October 19, 2009
SAN DIEGO • Josh McDaniels never hid his motivational tactic this week. He said repeatedly, his Denver Broncos had to fight back if they wanted to wrest the AFC West from the San Diego Chargers. The 5-0 start wouldn’t matter as much if they just got blown out by the Chargers again.
Now there can be little doubt that the Broncos are in absolute control of the AFC West. Thanks to a historic performance from Eddie Royal, the Broncos took a three-and-a-half game lead in the AFC West with a 34-23 win at Qualcomm Stadium. No team has ever led a division by more than three games and not made the playoffs.
“We came and played the way we play,’’ McDaniels said. “Not always pretty, but tough.”
The Broncos had lost five of the last six meetings against the Chargers, including four losses by at least 20 points. The Chargers, who were heavily favored to win the AFC West, are a surprising 2-3. But perhaps no team in the NFL is as surprising as the 6-0 Broncos.
“We’re a different team,’’ Broncos cornerback Champ Bailey said. “They didn’t know what to expect.”
The Broncos needed a little magic against a desperate Chargers team, and Royal provided it. Because he had 91 catches last year, it’s easy to forget Royal was drafted in the second round to be a playmaker for the Broncos’ special teams. He had a 93-yard kickoff return in the first quarter and a 71-yard punt return in the second quarter.
On both returns, he went through the Chargers’ special teams untouched.
“He can make some big plays,’’ McDaniels said of Royal. “He made two huge ones for us tonight.”

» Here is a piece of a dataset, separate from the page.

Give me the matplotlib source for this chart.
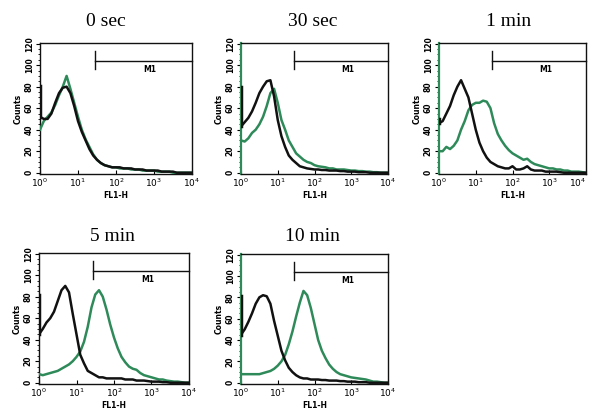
import numpy as np
import matplotlib
matplotlib.use("Agg")
import matplotlib.pyplot as plt
from matplotlib.ticker import LogLocator, FixedLocator, NullFormatter

# ---------------- data ----------------
titles = ["0 sec", "30 sec", "1 min", "5 min", "10 min"]
log_x = [round(0.1 * i, 1) for i in range(41)]  # log10(FL1-H) grid, 10^0 .. 10^4

black_0s = [52, 50, 50, 55, 65, 74, 79, 80, 74, 62, 48, 38, 30, 22, 16, 12, 9, 7, 6, 5, 5,
            5, 4, 4, 4, 3, 3, 3, 2, 2, 2, 2, 1, 1, 1, 1, 0, 0, 0, 0, 0]
green_0s = [40, 48, 52, 56, 63, 72, 80, 90, 78, 65, 52, 40, 31, 24, 17, 12, 9, 7, 6, 5, 5,
            4, 4, 4, 3, 3, 3, 2, 2, 2, 2, 1, 1, 1, 1, 0, 0, 0, 0, 0, 0]

black_30s = [43, 47, 51, 57, 65, 74, 80, 85, 86, 71, 49, 34, 24, 16, 12, 9, 6, 5, 4, 3.5, 3,
             3, 2.5, 2.5, 2, 2, 2, 1.5, 1.5, 1, 1, 1, 0.5, 0.5, 0.5, 0, 0, 0, 0, 0, 0]
green_30s = [30, 29, 32, 37, 40, 45, 52, 62, 74, 78, 65, 49, 40, 30, 24, 18, 15, 12, 10, 9, 7,
             6, 5.5, 5, 4, 4, 3, 3, 3, 2.5, 2, 2, 1.5, 1.5, 1, 1, 0.5, 0.5, 0, 0, 0]

black_1m = [46, 48, 55, 62, 72, 80, 86, 78, 70, 55, 40, 28, 20, 14, 10, 8, 6, 5, 4, 4, 6,
            3, 3, 4, 6, 3, 2, 2, 2, 1, 1, 1, 1, 0.5, 0, 0, 0, 0, 0, 0, 0]
green_1m = [20, 20, 24, 22, 25, 30, 40, 48, 58, 63, 65, 65, 67, 66, 60, 46, 36, 30, 25, 21, 18,
            16, 14, 12, 13, 10, 8, 7, 6, 5, 4, 4, 3, 3, 2, 2, 1, 1, 1, 0.5, 0]

black_5m = [45, 50, 56, 60, 66, 76, 86, 90, 84, 64, 45, 26, 18, 11, 9, 7, 5, 5, 4, 4, 4,
            4, 4, 3, 3, 3, 2, 2, 2, 1.5, 1, 1, 1, 0.5, 0.5, 0, 0, 0, 0, 0, 0]
green_5m = [8, 7, 8, 9, 10, 11, 13, 15, 17, 20, 24, 29, 38, 52, 70, 82, 86, 80, 68, 54, 42,
            32, 24, 19, 15, 13, 12, 9, 7, 6, 5, 4, 3, 3, 2, 1.5, 1, 1, 0.5, 0, 0]

black_10m = [45, 50, 57, 65, 74, 80, 82, 81, 74, 58, 44, 30, 21, 14, 10, 7, 5, 4, 4, 3, 3,
             3, 2.5, 2.5, 2, 2, 2, 1.5, 1.5, 1, 1, 1, 0.5, 0.5, 0.5, 0, 0, 0, 0, 0, 0]
green_10m = [8, 8, 8, 8, 8, 8, 9, 10, 11, 13, 16, 20, 26, 36, 48, 62, 75, 86, 82, 70, 55,
             40, 30, 23, 17, 13, 10, 8, 7, 6, 5, 4.5, 4, 3.5, 3, 2, 1, 1, 0.5, 0, 0]

black_series = [black_0s, black_30s, black_1m, black_5m, black_10m]
green_series = [green_0s, green_30s, green_1m, green_5m, green_10m]
first_bin_black = [81, 80, 50, 82, 81]   # pile-up counts at channel 1 (left edge)

y_ticks = [0, 20, 40, 60, 80, 100, 120]
x_ticks = [1, 10, 100, 1000, 10000]
x_ticklabels = [r"$10^0$", r"$10^1$", r"$10^2$", r"$10^3$", r"$10^4$"]
marker_name = "M1"
marker_start = 28
marker_end = 10000
marker_level = 104

# ---------------- layout ----------------
W, H = 591, 415
fig = plt.figure(figsize=(W / 100, H / 100), dpi=100)
fig.patch.set_facecolor("white")

# pixel boxes: left, right, top, bottom
boxes = [(40, 192, 43, 174), (241, 388, 43, 174), (439, 586, 43, 174),
         (39, 189, 253, 384), (241, 388, 254, 384)]
title_pos = [(106, 22), (313, 22), (509, 22), (112, 236), (312, 236)]
green_left_spine = [False, True, True, False, True]

BLACK = "#111111"
GREEN = "#2f8a5a"

for i in range(5):
    l, r, t, b = boxes[i]
    ax = fig.add_axes([l / W, 1 - b / H, (r - l) / W, (b - t) / H])
    xs = [10 ** v for v in log_x]
    ax.plot(xs, green_series[i], color=GREEN, lw=1.8, zorder=3)
    ax.plot(xs, black_series[i], color=BLACK, lw=1.8, zorder=4)
    ax.plot([1, 1], [black_series[i][0], first_bin_black[i]], color=BLACK, lw=2.5, zorder=5)

    ax.set_xscale("log")
    ax.set_xlim(1, 10000)
    ax.set_ylim(-1.2, 120.6)

    ax.set_xticks(x_ticks)
    ax.set_xticklabels(x_ticklabels, fontsize=6.5, fontweight="bold")
    if r > 580:
        ax.get_xticklabels()[-1].set_ha("right")
    ax.xaxis.set_minor_locator(LogLocator(base=10, subs=np.arange(2, 10)))
    ax.xaxis.set_minor_formatter(NullFormatter())
    ax.tick_params(axis="x", which="major", direction="in", length=3, width=0.8, pad=2)
    ax.tick_params(axis="x", which="minor", direction="in", length=1.5, width=0.6)

    ax.set_yticks(y_ticks)
    ax.set_yticklabels([str(v) for v in y_ticks], fontsize=5.5, fontweight="bold",
                       rotation=90, va="center")
    ax.yaxis.set_minor_locator(FixedLocator(np.arange(0, 121, 5)))
    ax.tick_params(axis="y", which="major", direction="out", length=3, width=0.8, pad=1.5)
    ax.tick_params(axis="y", which="minor", direction="out", length=1.5, width=0.6)

    for s in ax.spines.values():
        s.set_linewidth(1.0)
        s.set_color(BLACK)
    if green_left_spine[i]:
        ax.spines["left"].set_color(GREEN)
        ax.spines["left"].set_linewidth(1.6)

    ax.set_ylabel("Counts", fontsize=5.5, fontweight="bold", labelpad=1.5)
    ax.set_xlabel("FL1-H", fontsize=5.5, fontweight="bold", labelpad=1)

    # M1 marker
    ax.plot([marker_start, marker_end], [marker_level, marker_level], color=BLACK, lw=1.0,
            zorder=6, clip_on=False)
    ax.plot([marker_start, marker_start], [marker_level - 8, marker_level + 9], color=BLACK,
            lw=1.0, zorder=6)
    ax.text(10 ** 2.9, marker_level - 8.5, marker_name, fontsize=5.5, fontweight="bold",
            ha="center", va="center")

    tx, ty = title_pos[i]
    fig.text(tx / W, 1 - ty / H, titles[i], fontsize=14, family="Liberation Serif",
             ha="center", va="center")

fig.savefig("out.png", dpi=100, facecolor="white")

The Chargers controlled the first quarter. They held the ball for 11:32 of the first 15 minutes and outgained Denver 169-18. But the Broncos were in the game because of a stop inside their 10-yard line — San Diego fans were upset with three straight runs and a field goal that close to the end zone — and Royal’s big plays.

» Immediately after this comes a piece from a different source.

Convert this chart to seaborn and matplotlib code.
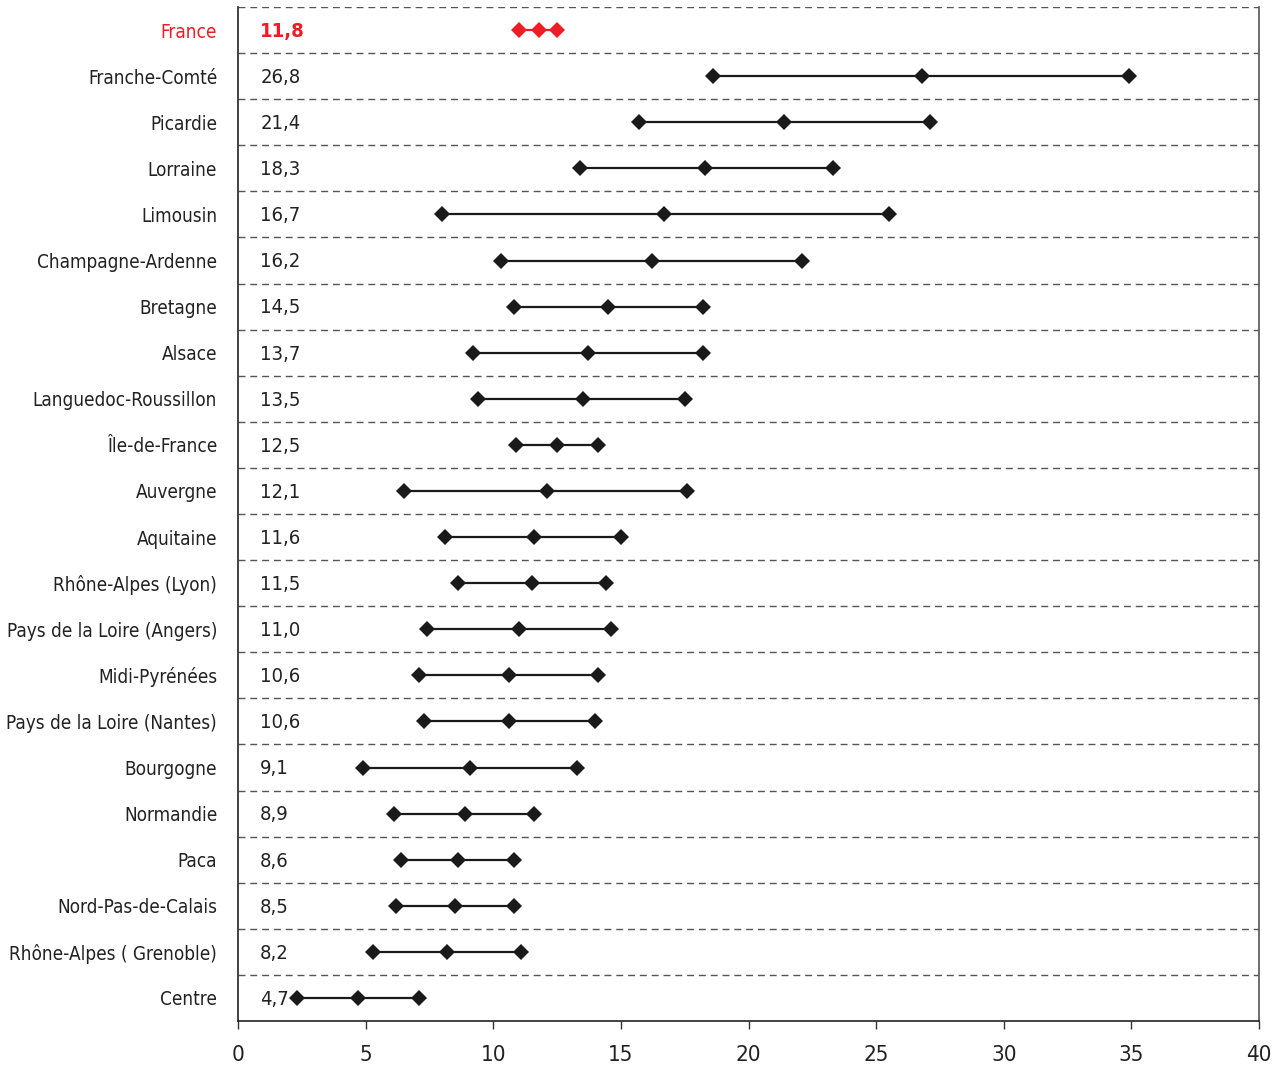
import matplotlib
matplotlib.use("Agg")
import matplotlib.pyplot as plt
import pandas as pd
import seaborn as sns

regions = ["France", "Franche-Comté", "Picardie", "Lorraine", "Limousin",
           "Champagne-Ardenne", "Bretagne", "Alsace", "Languedoc-Roussillon",
           "Île-de-France", "Auvergne", "Aquitaine", "Rhône-Alpes (Lyon)",
           "Pays de la Loire (Angers)", "Midi-Pyrénées", "Pays de la Loire (Nantes)",
           "Bourgogne", "Normandie", "Paca", "Nord-Pas-de-Calais",
           "Rhône-Alpes ( Grenoble)", "Centre"]
mid = [11.8, 26.8, 21.4, 18.3, 16.7, 16.2, 14.5, 13.7, 13.5, 12.5, 12.1,
       11.6, 11.5, 11.0, 10.6, 10.6, 9.1, 8.9, 8.6, 8.5, 8.2, 4.7]
low = [11.0, 18.6, 15.7, 13.4, 8.0, 10.3, 10.8, 9.2, 9.4, 10.9, 6.5,
       8.1, 8.6, 7.4, 7.1, 7.3, 4.9, 6.1, 6.4, 6.2, 5.3, 2.3]
high = [12.5, 34.9, 27.1, 23.3, 25.5, 22.1, 18.2, 18.2, 17.5, 14.1, 17.6,
        15.0, 14.4, 14.6, 14.1, 14.0, 13.3, 11.6, 10.8, 10.8, 11.1, 7.1]
x_ticks = [0, 5, 10, 15, 20, 25, 30, 35, 40]

rows = []
for i, r in enumerate(regions):
    for v in (low[i], mid[i], high[i]):
        rows.append({"region": r, "pos": i, "value": v})
df = pd.DataFrame(rows)

sns.set_style("white")
plt.rcParams["font.family"] = ["DejaVu Sans"]
plt.rcParams["font.stretch"] = "condensed"

fig = plt.figure(figsize=(12.75, 10.66), dpi=100)
ax = fig.add_axes([238 / 1275, 1 - 1021 / 1066, (1259 - 238) / 1275, (1021 - 7) / 1066])

red = "#ee1c25"
others = df[df.region != "France"]
france = df[df.region == "France"]
sns.lineplot(data=others, x="value", y="pos", units="region", estimator=None,
             color="#1a1a1a", marker="D", markersize=8, markeredgewidth=0,
             linewidth=1.6, ax=ax)
sns.lineplot(data=france, x="value", y="pos", units="region", estimator=None,
             color=red, marker="D", markersize=8, markeredgewidth=0,
             linewidth=1.6, ax=ax)

# dashed separators
for b in range(len(regions)):
    ax.axhline(b - 0.5, color="#555555", linestyle=(0, (5, 3.5)), linewidth=1, zorder=0)

ax.set_xlim(0, 40)
ax.set_ylim(len(regions) - 0.5, -0.5)
ax.set_xticks(x_ticks)
ax.set_yticks(range(len(regions)))
ax.set_yticklabels(regions)
ax.set_xlabel("")
ax.set_ylabel("")
ax.tick_params(axis="y", length=0, pad=15, labelsize=13.6, labelcolor="#222222")
ax.tick_params(axis="x", direction="out", bottom=True, length=6, width=1,
               color="#333333", pad=11, labelsize=16, labelcolor="#222222")
ax.get_yticklabels()[0].set_color(red)

for s in ["left", "bottom"]:
    ax.spines[s].set_color("#222222")
    ax.spines[s].set_linewidth(1.2)
ax.spines["right"].set_color("#555555")
ax.spines["right"].set_linewidth(1.2)
ax.spines["top"].set_visible(False)

for i, m in enumerate(mid):
    txt = f"{m:.1f}".replace(".", ",")
    if i == 0:
        ax.annotate(txt, xy=(0, i), xycoords=("axes fraction", "data"),
                    xytext=(16, -1), textcoords="offset points", va="center",
                    ha="left", fontsize=14.5, color=red, fontweight="bold")
    else:
        ax.annotate(txt, xy=(0, i), xycoords=("axes fraction", "data"),
                    xytext=(16, -1), textcoords="offset points", va="center",
                    ha="left", fontsize=14.5, color="#222222")

fig.savefig("out.png", dpi=100)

Too bad for the Broncos they gave one of those special teams’ touchdowns back. Darren Sproles took a punt that was near the Chargers’ sideline but not out of bounds, and weaved through the Broncos for a 77-yard touchdown.
Denver’s defense, which has been fantastic all year, was picked apart by Chargers quarterback Philip Rivers in the first half. Rivers was 11-of-16 for 172 yards in the first half.
He was able to find receivers downfield and was creative, throwing a chest pass to LaDainian Tomlinson for a 25-yard gain and floating a 21-yard pass over the defense to tight end Antonio Gates.
Still, the Broncos took a 24-23 lead on Tony Scheffler’s nifty 19-yard touchdown catch, and then Denver got a big play from Elvis Dumervil near the end of the third quarter. Dumervil forced Rivers to fumble and the Broncos recovered. That set up a field goal that put the Broncos ahead 27-23.
In the fourth quarter, the Chargers got a 34-yard pass interference call on a long pass to Vincent Jackson, when cornerback Andre Goodman bumped him.
But the Broncos’ defense held.
On fourth down the Chargers went for it, and threw incomplete to Malcom Floyd with 5:40 remaining.
Two plays later Scheffler broke free for a 52-yard gain to San Diego’s 8-yard line. Brandon Stokley scored a 5-yard touchdown on third and goal to give the Broncos an 11-point lead.